To the contrary, my studies find these cute little animals
To be clear--they revel in perilous situations.
--from "The Business of Squirrels" in Lives by Lucas Hunt, p. 52
I ordered a copy of Lives after Simon Van Booy recommended that his followers follow Lucas Hunt on either Twitter or Facebook -- I can't recall which. Hunt has a newer book out, Light on the Concrete, but I was unable to locate a copy (I'm pretty sure it hadn't been released, yet), so I just grabbed what I could find in order to get a taste of his writing. Simon told me he and Lucas have been friends for 17 years.
The description, copied from Paperback Swap:
Lives is a rich and lyrical collection of poems - both a passionate and occasionally ironical account of life in a modern world of infinite possibility. Here is the full spectrum of the varied colors of human experience from the pleasantly erotic to the disturbingly violent. The poet breaks from contemporary forms of expression to confront reality and the beyond, and to communicate powerful truths about eternal situations. Filled with vivid (and visceral) imagery of work, love, dreams, and death, these poems celebrate the phenomenal aspects of life while acknowledging the futility of our continual search for meaning. The need for ritual, reason, and intoxication all serve as (black) comic relief from the all too common experience of tragedy. Hear this invocation from one of the new poets of our age: Of origins beyond explanation, ruled by laws unknown, Come spirit of poetry, muse, sing us something new!

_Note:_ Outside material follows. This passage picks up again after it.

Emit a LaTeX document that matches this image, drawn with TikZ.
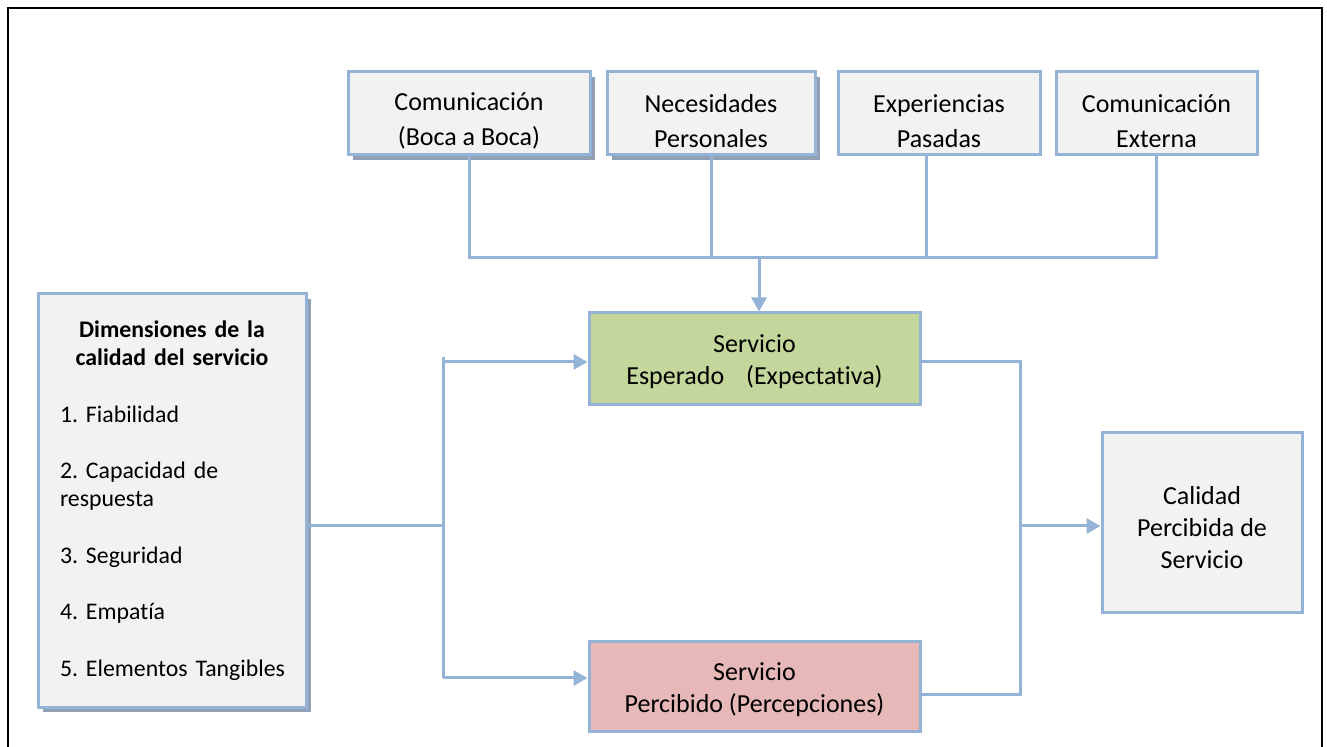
\documentclass[tikz,border=0pt]{standalone}
\usepackage{fontspec}
\setmainfont{Carlito}[Ligatures=NoCommon]
\usetikzlibrary{arrows.meta,shadows}
\definecolor{boxline}{RGB}{149,179,215}
\definecolor{boxgray}{RGB}{242,242,242}
\definecolor{boxgreen}{RGB}{195,214,155}
\definecolor{boxred}{RGB}{230,185,184}
\definecolor{boxshadow}{RGB}{146,160,181}
\newcommand{\upstrut}[1]{\rule{0pt}{#1}}

\begin{document}
\begin{tikzpicture}[x=0.5pt,y=-0.5pt,>={Triangle[length=7pt,width=7.5pt]}]
    \tikzstyle{every node}=[draw=boxline,line width=1.5pt,fill=boxgray,inner sep=0pt,align=center,font=\fontsize{13}{16}\selectfont];
    \tikzstyle{conn}=[draw=boxline,line width=1.5pt];
    \tikzstyle{shade box}=[drop shadow={shadow xshift=2.5pt,shadow yshift=-2.5pt,fill=boxshadow,opacity=1}];
    \tikzstyle{top box}=[minimum height=41.5pt,font=\fontsize{13}{17.5}\selectfont];
    \useasboundingbox (0,0) rectangle (1327,747);
    \draw[black,line width=1.2pt] (8,747) -- (8,8) -- (1322,8) -- (1322,747);

    \node at (469,113.5)    (boca)  [top box,shade box,minimum width=121pt] {\upstrut{16.5pt}Comunicación\\(Boca a Boca)};
    \node at (711,113.5)    (neces) [top box,shade box,minimum width=104pt] {\upstrut{16.5pt}Necesidades\\Personales};
    \node at (939,113.5)    (exper) [top box,minimum width=101pt] {\upstrut{16.5pt}Experiencias\\Pasadas};
    \node at (1156.5,113.5) (exter) [top box,minimum width=100.5pt] {\upstrut{16.5pt}Comunicación\\Externa};
    \node at (754.5,359)    (esp)   [fill=boxgreen,minimum width=165.5pt,minimum height=46pt] {\upstrut{12pt}Servicio\\Esperado\hspace{11pt}(Expectativa)};
    \node at (754.5,686.5)  (perc)  [fill=boxred,minimum width=165.5pt,minimum height=44.5pt] {\upstrut{12pt}Servicio\\Percibido (Percepciones)};
    \node at (1202,523)     (cal)   [minimum width=100pt,minimum height=90pt] {\upstrut{14pt}Calidad\\Percibida de\\Servicio};
    \node at (172,500.5)    (dims)  [shade box,minimum width=134pt,minimum height=206.5pt,text width=112pt,align=left,font=\fontsize{11.9}{14.1}\selectfont]
      {\frenchspacing\hyphenpenalty=10000\relax
       \makebox[112pt]{\bfseries Dimensiones de la}\\
       \makebox[112pt]{\bfseries calidad del servicio}\\[14.1pt]
       1. Fiabilidad\\[14.1pt]
       2. Capacidad de\\
       respuesta\\[14.1pt]
       3. Seguridad\\[14.1pt]
       4. Empatía\\[14.1pt]
       \mbox{5. Elementos Tangibles}\par\vspace{18pt}};

    \coordinate (bus)   at (759,258);
    \coordinate (split) at (443,526);
    \coordinate (up)    at (443,362);
    \coordinate (down)  at (443,678);
    \coordinate (jA)    at (1020,362);
    \coordinate (jB)    at (1020,694);
    \coordinate (merge) at (1020,526);

    \draw[conn] (boca.south) |- (exter.south |- bus) -- (exter.south);
    \draw[conn] (neces.south) -- (neces.south |- bus);
    \draw[conn] ([xshift=-6.5pt]exper.south) -- ([xshift=-6.5pt]exper.south |- bus);
    \draw[conn,->] (bus) -- (bus |- esp.north);
    \draw[conn] (dims.east |- split) -- (split);
    \draw[conn] ([yshift=2.5pt]up) -- (down);
    \draw[conn,->] (up) -- (up -| esp.west);
    \draw[conn,->] (down) -- (down -| perc.west);
    \draw[conn] (esp.east |- jA) -- (jA) -- (jB) -- (perc.east |- jB);
    \draw[conn,->] (merge) -- (merge -| cal.west);
\end{tikzpicture}
\end{document}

Actually, I didn't find the poetry in Lives at all lyrical. But, Lucas Hunt's poetry is definitely passionate, full of imagery, and unique. I think the book is very aptly titled. Lives crosses a broad spectrum; Hunt observes life, people, animals. I mentioned in a past post that I've watched a video of Hunt reading his poetry and he comes across as charming and funny. His writing might lead you to believe otherwise, at least in this book, as it can be a little dark. But, sometimes it is definitely ironic or humorous.
The bottom line:
Not a favorite book of poetry, but I still enjoyed reading Lives and came out of the reading with a few favorite poems and passages. I hope to eventually read his newer book, Light on the Concrete.